Earlier, while he slept and with me being unable to leave this area of the house for fear of another seizure, I stood at the kitchen sink.  I was washing the produce that I had gathered in the garden yesterday evening before dark.  Some tomatoes…..okra…..a red pepper……one pear that I was able to reach from our pear tree……and a few stray cucumbers.  On one of the cucumbers I saw the unmistakable signs of worms.  The brown, crusty spots on the outside of the cucumber were my clue, so I grabbed a paring knife and cut into the peel.  Yep, there it was…..a yucky worm……and then another nearby.  It was tempting to just throw the whole cucumber away, but I’m pretty thrifty about my garden produce that we’ve worked hard to raise.  There was still plenty of good left in that cucumber, so I washed the remainder and put it with the other healthy produce.  Aaron loves cucumbers, so he can eat it later.
This might sound strange, but Aaron’s a lot like that wormy cucumber.  He has his issues…..his “worms”……..that disrupt his life.  The autism….the Epilepsy……they have completely changed his life from what we thought it would be.  When placed beside his sister and brother, we can see a stark contrast.  Andrea, a scientist and geneticist in a major lab……and Andrew, working on a professional NHRA pit crew.  Their lives are dreams come true for both of them.  We love hearing about their work, even when we don’t understand half of it.  It’s exciting and fulfilling for them.
Aaron is like that cucumber, yes.  He has some chunks removed……some expectations that we had for him that had to be removed.  But he has amazing value if we but stop and look.  God does NOT create mistakes.  Aaron has tremendous worth.  He draws us to God in ways we probably never would have been drawn otherwise.  He keeps us humble.  Oh, does he ever!!  He keeps us at times bowed down with worry or frustration or embarrassment.  But listen to the verse God gave me this morning:
“But You, O Lord, are a shield about me; my glory, and the lifter of my head.”  (Psalm 3:3)
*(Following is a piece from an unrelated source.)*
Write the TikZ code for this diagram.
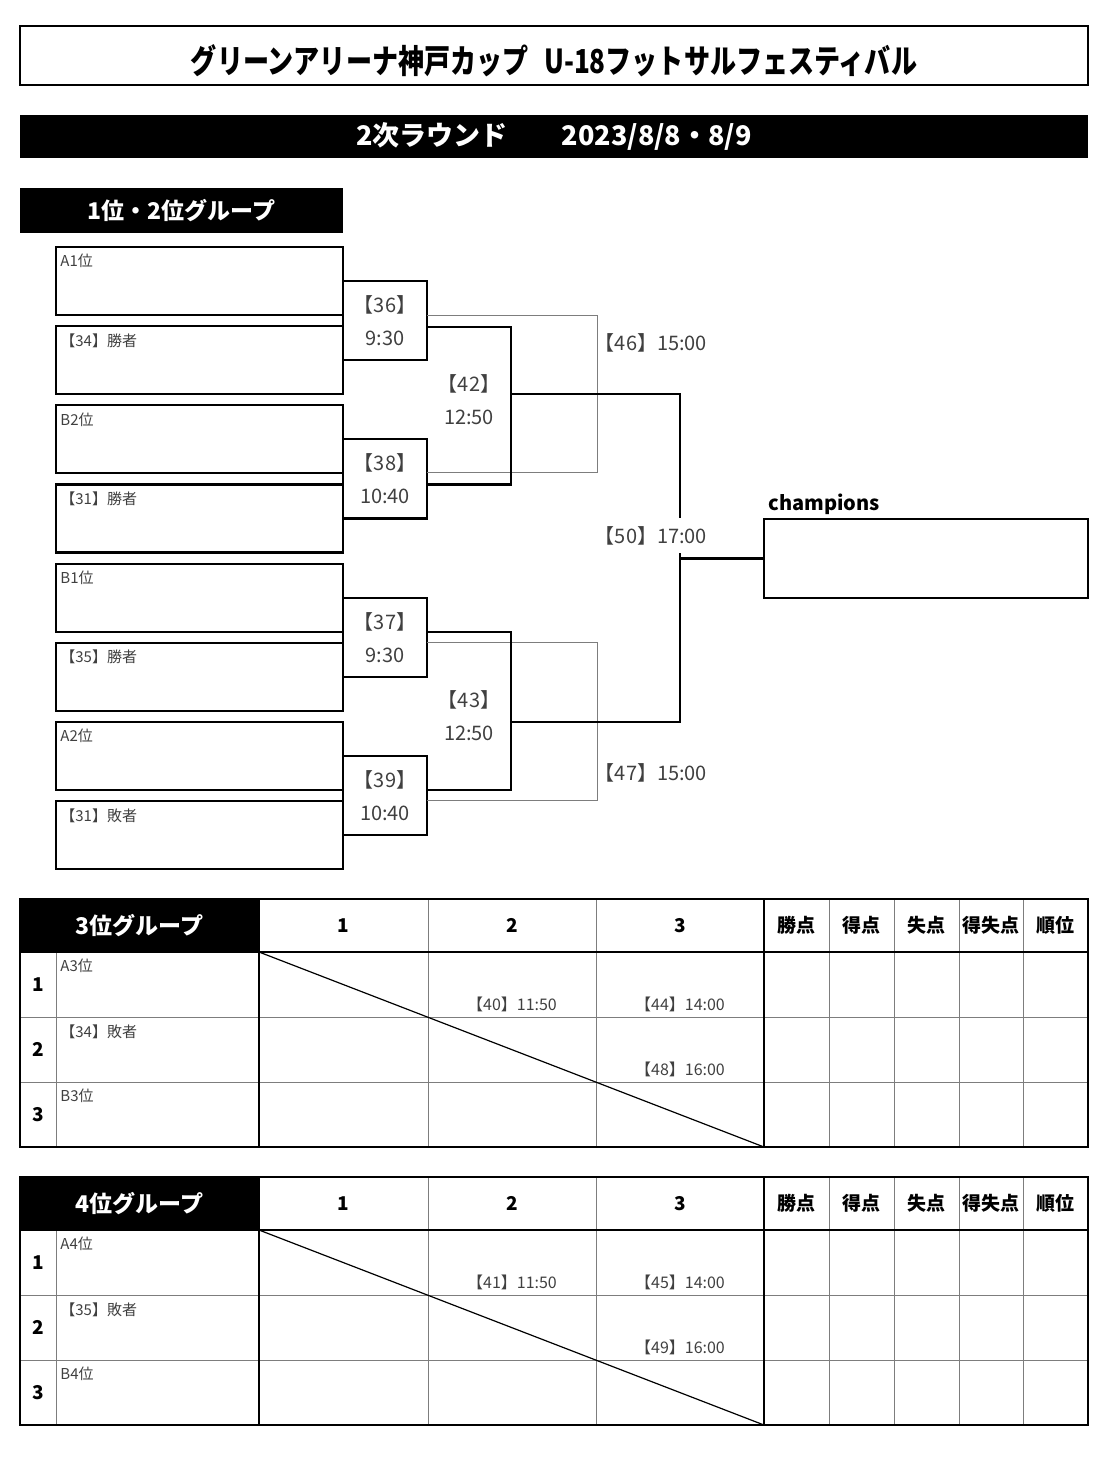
\documentclass[tikz,border=0pt]{standalone}
\usepackage{fontspec}
\setmainfont{Noto Sans CJK JP}
\usepackage{graphicx}
\usepackage{xcolor}
\definecolor{label-gray}{RGB}{64,64,64}
\definecolor{rule-gray}{RGB}{125,125,125}
\usepackage{tikz}
\usetikzlibrary{calc}

\begin{document}
\begin{tikzpicture}[x=0.5pt,y=-0.5pt,
	teambox/.style={draw,line width=1.1pt,anchor=north west,inner sep=0pt,outer sep=0pt,
		minimum width=143.5pt,minimum height=34pt},
	teamlabel/.style={anchor=north west,inner sep=2pt,yshift=-1.5pt,text=label-gray,
		font=\fontsize{7.5}{9}\selectfont},
	matchbox/.style={draw,line width=1.1pt,anchor=west,outer sep=0pt,minimum width=42pt,
		minimum height=39.6pt,align=center,text=label-gray,font=\fontsize{10}{16.5}\selectfont},
	matchlabel/.style={align=center,text=label-gray,font=\fontsize{10}{16.5}\selectfont},
	bracket/.style={line width=1.1pt},
	loserline/.style={line width=0.5pt,rule-gray},
	gridline/.style={line width=0.5pt,rule-gray},
	headbar/.style={fill=black,text=white,inner sep=0pt,font=\bfseries\fontsize{11.5}{14}\selectfont},
	colhead/.style={font=\bfseries\fontsize{9.5}{11}\selectfont},
	cellmatch/.style={text=label-gray,font=\fontsize{8}{10}\selectfont},
	]
	
	\useasboundingbox (0,0) rectangle (1110,1476);
	
	% headings
	\node[draw,line width=1.1pt,minimum width=534pt,minimum height=29.5pt,
		font=\bfseries\fontsize{16.5}{20}\selectfont] (title) at (554,55.5)
		{\raisebox{-2.5pt}[\height][\depth]{\scalebox{.79}[1]{グリーンアリーナ神戸カップ\hspace{.6em}U-18フットサルフェスティバル}}};
	\node[headbar,minimum width=534pt,minimum height=21.5pt,
		font=\bfseries\fontsize{13.5}{16}\selectfont] (round) at (554,136.5)
		{2次ラウンド　　2023/8/8・8/9};
	\node[headbar,minimum width=161.5pt,minimum height=22.5pt] (grp12) at (181.5,210.5)
		{1位・2位グループ};
	
	% entries
	\node[teambox,label={[teamlabel]north west:A1位}] (a1) at (56,247) {};
	\node[teambox,label={[teamlabel]north west:{【34】勝者}}] (w34) at (56,326.2) {};
	\node[teambox,label={[teamlabel]north west:B2位}] (b2) at (56,405.3) {};
	\node[teambox,label={[teamlabel]north west:{【31】勝者}}] (w31) at (56,484.5) {};
	\node[teambox,label={[teamlabel]north west:B1位}] (b1) at (56,563.6) {};
	\node[teambox,label={[teamlabel]north west:{【35】勝者}}] (w35) at (56,642.8) {};
	\node[teambox,label={[teamlabel]north west:A2位}] (a2) at (56,721.9) {};
	\node[teambox,label={[teamlabel]north west:{【31】敗者}}] (l31) at (56,801) {};
	
	% first games
	\node[matchbox] (m36) at ($(a1.east)!.5!(w34.east)$) {【36】\\9:30};
	\node[matchbox] (m38) at ($(b2.east)!.5!(w31.east)$) {【38】\\10:40};
	\node[matchbox] (m37) at ($(b1.east)!.5!(w35.east)$) {【37】\\9:30};
	\node[matchbox] (m39) at ($(a2.east)!.5!(l31.east)$) {【39】\\10:40};
	
	\coordinate (out42) at (511,394); % winner of 42
	\coordinate (out43) at (511,722); % winner of 43
	\coordinate (turn46) at (597,394); % losers of 36 and 38
	\coordinate (turn47) at (597,722); % losers of 37 and 39
	\coordinate (top50) at (680,518);
	\coordinate (bot50) at (680,553);
	
	\draw[loserline] ($(m36.east)+(0,-5.5)$) -| (turn46) |- ($(m38.east)+(0,-6.5)$);
	\draw[loserline] ($(m37.east)+(0,5.5)$) -| (turn47) |- ($(m39.east)+(0,5.5)$);
	
	\draw[bracket] ($(m36.east)+(0,6.5)$) -| (out42) |- ($(m38.east)+(0,5.5)$);
	\draw[bracket] ($(m37.east)+(0,-5.5)$) -| (out43) |- ($(m39.east)+(0,-5.5)$);
	
	\node[matchlabel] (m42) at (469,399.5) {【42】\\12:50};
	\node[matchlabel] (m43) at (469,716) {【43】\\12:50};
	
	% final
	\node[draw,line width=1.1pt,anchor=north west,outer sep=0pt,minimum width=162pt,
		minimum height=39.5pt,label={[anchor=south west,inner sep=1pt,xshift=1pt,yshift=1pt,
		font=\bfseries\fontsize{10}{12}\selectfont]north west:champions}] (champ) at (764,519) {};
	
	\draw[bracket] (out42) -| (top50);
	\draw[bracket] (out43) -| (bot50);
	\draw[bracket] (champ.west) -- (champ.west -| bot50);
	
	\node[matchlabel] (m46) at (651,343) {【46】15:00};
	\node[matchlabel] (m50) at (651,536) {【50】17:00};
	\node[matchlabel] (m47) at (651,773) {【47】15:00};
	
	% 3rd place group
	\node[headbar,minimum width=119.5pt,minimum height=26.5pt] (grp3) at (139.5,925.5) {3位グループ};
	\draw[gridline] (56,952) -- (56,1147) (428,899) -- (428,1147) (596,899) -- (596,1147)
		(829,899) -- (829,1147) (894,899) -- (894,1147) (959,899) -- (959,1147)
		(1023,899) -- (1023,1147) (20,1017) -- (1088,1017) (20,1082) -- (1088,1082);
	\draw[line width=0.6pt] (259,952) -- (764,1147);
	\draw[line width=1.1pt] (20,899) rectangle (1088,1147) (259,899) -- (259,1147)
		(764,899) -- (764,1147) (20,952) -- (1088,952);
	
	\node[colhead] (c3-1) at (343.5,925.5) {1};
	\node[colhead] (c3-2) at (512,925.5) {2};
	\node[colhead] (c3-3) at (680,925.5) {3};
	\node[colhead] (c3-pts) at (796.5,925.5) {勝点};
	\node[colhead] (c3-gf) at (861.5,925.5) {得点};
	\node[colhead] (c3-ga) at (926.5,925.5) {失点};
	\node[colhead] (c3-gd) at (991,925.5) {得失点};
	\node[colhead] (c3-rk) at (1055.5,925.5) {順位};
	
	\node[colhead] (r3-1) at (38,984.5) {1};
	\node[colhead] (r3-2) at (38,1049.5) {2};
	\node[colhead] (r3-3) at (38,1114.5) {3};
	\node[teamlabel] (p3-1) at (56,952) {A3位};
	\node[teamlabel] (p3-2) at (56,1017) {【34】敗者};
	\node[teamlabel] (p3-3) at (56,1082) {B3位};
	
	\node[cellmatch] (g40) at (512,1004) {【40】11:50};
	\node[cellmatch] (g44) at (680,1004) {【44】14:00};
	\node[cellmatch] (g48) at (680,1069) {【48】16:00};
	
	% 4th place group
	\node[headbar,minimum width=119.5pt,minimum height=26.5pt] (grp4) at (139.5,1203.5) {4位グループ};
	\draw[gridline] (56,1230) -- (56,1425) (428,1177) -- (428,1425) (596,1177) -- (596,1425)
		(829,1177) -- (829,1425) (894,1177) -- (894,1425) (959,1177) -- (959,1425)
		(1023,1177) -- (1023,1425) (20,1295) -- (1088,1295) (20,1360) -- (1088,1360);
	\draw[line width=0.6pt] (259,1230) -- (764,1425);
	\draw[line width=1.1pt] (20,1177) rectangle (1088,1425) (259,1177) -- (259,1425)
		(764,1177) -- (764,1425) (20,1230) -- (1088,1230);
	
	\node[colhead] (c4-1) at (343.5,1203.5) {1};
	\node[colhead] (c4-2) at (512,1203.5) {2};
	\node[colhead] (c4-3) at (680,1203.5) {3};
	\node[colhead] (c4-pts) at (796.5,1203.5) {勝点};
	\node[colhead] (c4-gf) at (861.5,1203.5) {得点};
	\node[colhead] (c4-ga) at (926.5,1203.5) {失点};
	\node[colhead] (c4-gd) at (991,1203.5) {得失点};
	\node[colhead] (c4-rk) at (1055.5,1203.5) {順位};
	
	\node[colhead] (r4-1) at (38,1262.5) {1};
	\node[colhead] (r4-2) at (38,1327.5) {2};
	\node[colhead] (r4-3) at (38,1392.5) {3};
	\node[teamlabel] (p4-1) at (56,1230) {A4位};
	\node[teamlabel] (p4-2) at (56,1295) {【35】敗者};
	\node[teamlabel] (p4-3) at (56,1360) {B4位};
	
	\node[cellmatch] (g41) at (512,1282) {【41】11:50};
	\node[cellmatch] (g45) at (680,1282) {【45】14:00};
	\node[cellmatch] (g49) at (680,1347) {【49】16:00};
	
\end{tikzpicture}
\end{document}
I love how God gives me what I need, when I need it, from His Word.  He lifts my head to look not only up to Him, but to look at Aaron with new eyes……eyes of faith and trust in the God Who loves Aaron and loves us.  God has a plan for Aaron that is every bit as important and amazing as the plan He has for Andrea and Andrew.  We just don’t always measure Aaron’s value that way, but God does.  And He reminds me on these days that I need to as well.
Aaron……my wormy cucumber……just in this little area of my house, God has once again spoken to my heart.  
Friend who is suffering today, never doubt God’s plan and His love for you.  Let Him be the lifter of your tired head.  He does care…..He does have a plan……for all of us.
Including my wormy Aaron.  My perfect Aaron, with lots of good in him that God is using.